▸ **Raw data**
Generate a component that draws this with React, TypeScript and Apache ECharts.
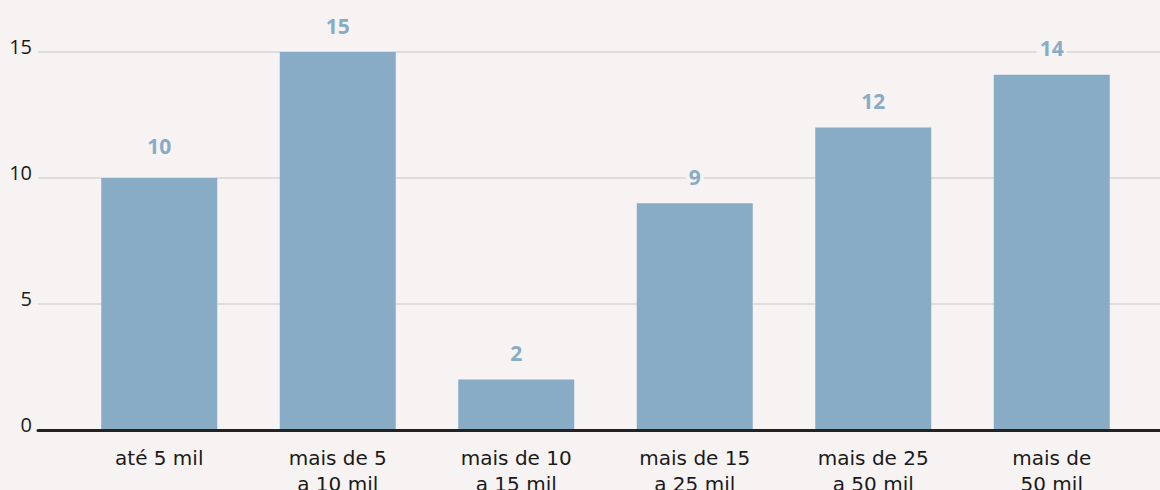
import React, { useEffect, useRef } from "react";
import * as echarts from "echarts";

const categories = [
  "até 5 mil",
  "mais de 5\na 10 mil",
  "mais de 10\na 15 mil",
  "mais de 15\na 25 mil",
  "mais de 25\na 50 mil",
  "mais de\n50 mil",
];
const values = [10, 15, 2, 9, 12, 14.1];
const valueLabels = ["10", "15", "2", "9", "12", "14"];
const yTicks = [0, 5, 10, 15];

const BG = "#f7f3f3";
const BAR = "#88abc6";
const FONT = "'Open Sans', 'Noto Sans', sans-serif";
const XFONT = "'DejaVu Sans', sans-serif";

export default function App() {
  const ref = useRef<HTMLDivElement>(null);
  useEffect(() => {
    if (!ref.current) return;
    const chart = echarts.init(ref.current, undefined, { renderer: "svg" });
    const yMax = yTicks[yTicks.length - 1];
    chart.setOption({
      animation: false,
      backgroundColor: BG,
      textStyle: { fontFamily: FONT },
      grid: [
        { left: 38, right: 0, top: 52, bottom: 60, outerBoundsMode: "none", containLabel: false },
        { left: 70, right: 19, top: 52, bottom: 60, outerBoundsMode: "none", containLabel: false },
      ],
      xAxis: [
        {
          gridIndex: 0,
          type: "value",
          min: 0,
          max: 1,
          z: 10,
          axisLine: { show: true, onZero: false, lineStyle: { color: "#222222", width: 3 } },
          axisTick: { show: false },
          axisLabel: { show: false },
          splitLine: { show: false },
        },
        {
          gridIndex: 1,
          type: "category",
          data: categories,
          axisLine: { show: false },
          axisTick: { show: false },
          axisLabel: {
            color: "#1a1a1a",
            fontSize: 20,
            lineHeight: 26,
            margin: 15,
            fontFamily: XFONT,
          },
        },
      ],
      yAxis: [
        {
          gridIndex: 0,
          type: "value",
          min: 0,
          max: yMax,
          interval: 5,
          axisLine: { show: false },
          axisTick: { show: false },
          axisLabel: {
            color: "#1a1a1a",
            fontSize: 20,
            margin: 6,
            verticalAlign: "bottom",
            padding: [0, 0, -4, 0],
            fontFamily: FONT,
          },
          splitLine: { lineStyle: { color: "#d6d4d4", width: 1.5 } },
        },
        {
          gridIndex: 1,
          type: "value",
          min: 0,
          max: yMax,
          interval: 5,
          show: false,
        },
      ],
      series: [
        {
          type: "bar",
          xAxisIndex: 1,
          yAxisIndex: 1,
          barWidth: 116,
          itemStyle: { color: BAR },
          label: {
            show: true,
            position: "top",
            distance: 16,
            color: BAR,
            fontSize: 21,
            fontWeight: "bold",
            fontFamily: FONT,
            backgroundColor: BG,
            padding: [0, 3],
            formatter: (p: any) => valueLabels[p.dataIndex],
          },
          data: values.map((v, i) =>
            i === 0 ? { value: v, label: { distance: 22 } } : v
          ),
        },
      ],
    });
    return () => chart.dispose();
  }, []);
  return (
    <div
      ref={ref}
      style={{ position: "fixed", left: 0, top: 0, width: 1160, height: 490 }}
    />
  );
}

▸ **Exercise requirements**
Everything from the first line to the line with "import * as" must be repeated exactly, and nothing else. Leave the pictures out.

▸ **Response below**
Generate a component that draws this with React, TypeScript and Apache ECharts.
import React, { useEffect, useRef } from "react";
import * as echarts from "echarts";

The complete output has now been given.